--- Supplied information ---

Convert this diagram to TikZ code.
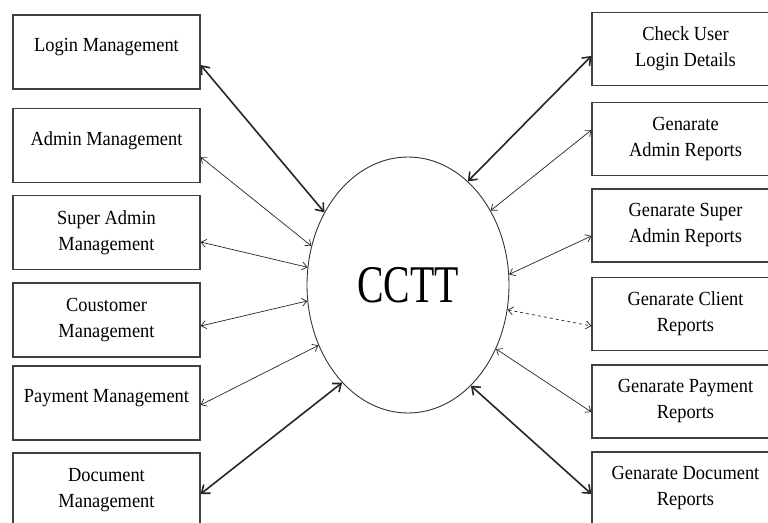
\documentclass[tikz,border=0pt]{standalone}
\usepackage{fontspec}
\setmainfont{Liberation Serif}[FakeStretch=0.92]
\newfontfamily\cctfont{Liberation Serif}[FakeStretch=0.75]
\usetikzlibrary{shapes.geometric,arrows.meta}
\tikzset{
  box/.style={draw=black!75, line width=1.2pt, minimum width=187pt, minimum height=74pt,
    inner sep=2pt, align=center, font=\fontsize{20}{26}\selectfont},
  oneline/.style={text depth=14pt},
  proc/.style={ellipse, draw=black!80, line width=0.9pt, minimum width=202pt,
    minimum height=256pt, inner sep=0pt, font=\cctfont\fontsize{53}{60}\selectfont},
  flow/.style={black!85, line width=0.7pt,
    {Straight Barb[length=5pt,width=8pt]}-{Straight Barb[length=5pt,width=8pt]}},
  bigflow/.style={black!85, line width=1.6pt,
    {Straight Barb[length=7pt,width=11pt]}-{Straight Barb[length=7pt,width=11pt]}},
}
\begin{document}
\begin{tikzpicture}[x=1pt, y=-1pt]
        \clip (0,0) rectangle (768,522);
        % centre
        \node[proc] (cctt) at (408,285) {CCTT};
        % left boxes
        \node[box, oneline] (login) at (106.5,52) {Login Management};
        \node[box, oneline] (admin) at (106.5,145.5) {Admin Management};
        \node[box] (super) at (106.5,232.5) {Super Admin\\Management};
        \node[box] (cust) at (106.5,320) {Coustomer\\Management};
        \node[box, oneline] (pay) at (106.5,403) {Payment Management};
        \node[box] (doc) at (106.5,490) {Document\\Management};
        % right boxes
        \node[box, minimum height=73pt] (chk) at (685.5,49) {Check User\\Login Details};
        \node[box, minimum height=73pt] (radmin) at (685.5,139) {Genarate\\Admin Reports};
        \node[box, minimum height=73pt] (rsuper) at (685.5,225.5) {Genarate Super\\Admin Reports};
        \node[box, minimum height=73pt] (rclient) at (685.5,314) {Genarate Client\\Reports};
        \node[box, minimum height=73pt] (rpay) at (685.5,401.5) {Genarate Payment\\Reports};
        \node[box, minimum height=73pt] (rdoc) at (685.5,488.5) {Genarate Document\\Reports};
        % arrows left
        \draw[bigflow] ([yshift=-13pt]login.east) -- (cctt.139.9);
        \draw[flow] ([yshift=-11.5pt]admin.east) -- (cctt.158.2);
        \draw[flow] ([yshift=-9.5pt]super.east) -- (cctt.170.4);
        \draw[flow] ([yshift=-6pt]cust.east) -- (cctt.189);
        \draw[flow] ([yshift=-2pt]pay.east) -- (cctt.214.1);
        \draw[bigflow] ([yshift=-4pt]doc.east) -- (cctt.236);
        % arrows right
        \draw[bigflow] (cctt.60.2) -- ([yshift=-7pt]chk.west);
        \draw[flow] (cctt.42.8) -- ([yshift=9pt]radmin.west);
        \draw[flow] (cctt.6.2) -- ([yshift=-10.5pt]rsuper.west);
        \draw[flow, dashed] (cctt.-14.4) -- ([yshift=-12pt]rclient.west);
        \draw[flow] (cctt.-36.1) -- ([yshift=-10.5pt]rpay.west);
        \draw[bigflow] (cctt.-58.7) -- ([yshift=-5.5pt]rdoc.west);
\end{tikzpicture}
\end{document}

---

◆ Task requirements
Print the listing above in full, exactly as written. Omit any pictures.

◆ Response below
Convert this diagram to TikZ code.
\documentclass[tikz,border=0pt]{standalone}
\usepackage{fontspec}
\setmainfont{Liberation Serif}[FakeStretch=0.92]
\newfontfamily\cctfont{Liberation Serif}[FakeStretch=0.75]
\usetikzlibrary{shapes.geometric,arrows.meta}
\tikzset{
  box/.style={draw=black!75, line width=1.2pt, minimum width=187pt, minimum height=74pt,
    inner sep=2pt, align=center, font=\fontsize{20}{26}\selectfont},
  oneline/.style={text depth=14pt},
  proc/.style={ellipse, draw=black!80, line width=0.9pt, minimum width=202pt,
    minimum height=256pt, inner sep=0pt, font=\cctfont\fontsize{53}{60}\selectfont},
  flow/.style={black!85, line width=0.7pt,
    {Straight Barb[length=5pt,width=8pt]}-{Straight Barb[length=5pt,width=8pt]}},
  bigflow/.style={black!85, line width=1.6pt,
    {Straight Barb[length=7pt,width=11pt]}-{Straight Barb[length=7pt,width=11pt]}},
}
\begin{document}
\begin{tikzpicture}[x=1pt, y=-1pt]
        \clip (0,0) rectangle (768,522);
        % centre
        \node[proc] (cctt) at (408,285) {CCTT};
        % left boxes
        \node[box, oneline] (login) at (106.5,52) {Login Management};
        \node[box, oneline] (admin) at (106.5,145.5) {Admin Management};
        \node[box] (super) at (106.5,232.5) {Super Admin\\Management};
        \node[box] (cust) at (106.5,320) {Coustomer\\Management};
        \node[box, oneline] (pay) at (106.5,403) {Payment Management};
        \node[box] (doc) at (106.5,490) {Document\\Management};
        % right boxes
        \node[box, minimum height=73pt] (chk) at (685.5,49) {Check User\\Login Details};
        \node[box, minimum height=73pt] (radmin) at (685.5,139) {Genarate\\Admin Reports};
        \node[box, minimum height=73pt] (rsuper) at (685.5,225.5) {Genarate Super\\Admin Reports};
        \node[box, minimum height=73pt] (rclient) at (685.5,314) {Genarate Client\\Reports};
        \node[box, minimum height=73pt] (rpay) at (685.5,401.5) {Genarate Payment\\Reports};
        \node[box, minimum height=73pt] (rdoc) at (685.5,488.5) {Genarate Document\\Reports};
        % arrows left
        \draw[bigflow] ([yshift=-13pt]login.east) -- (cctt.139.9);
        \draw[flow] ([yshift=-11.5pt]admin.east) -- (cctt.158.2);
        \draw[flow] ([yshift=-9.5pt]super.east) -- (cctt.170.4);
        \draw[flow] ([yshift=-6pt]cust.east) -- (cctt.189);
        \draw[flow] ([yshift=-2pt]pay.east) -- (cctt.214.1);
        \draw[bigflow] ([yshift=-4pt]doc.east) -- (cctt.236);
        % arrows right
        \draw[bigflow] (cctt.60.2) -- ([yshift=-7pt]chk.west);
        \draw[flow] (cctt.42.8) -- ([yshift=9pt]radmin.west);
        \draw[flow] (cctt.6.2) -- ([yshift=-10.5pt]rsuper.west);
        \draw[flow, dashed] (cctt.-14.4) -- ([yshift=-12pt]rclient.west);
        \draw[flow] (cctt.-36.1) -- ([yshift=-10.5pt]rpay.west);
        \draw[bigflow] (cctt.-58.7) -- ([yshift=-5.5pt]rdoc.west);
\end{tikzpicture}
\end{document}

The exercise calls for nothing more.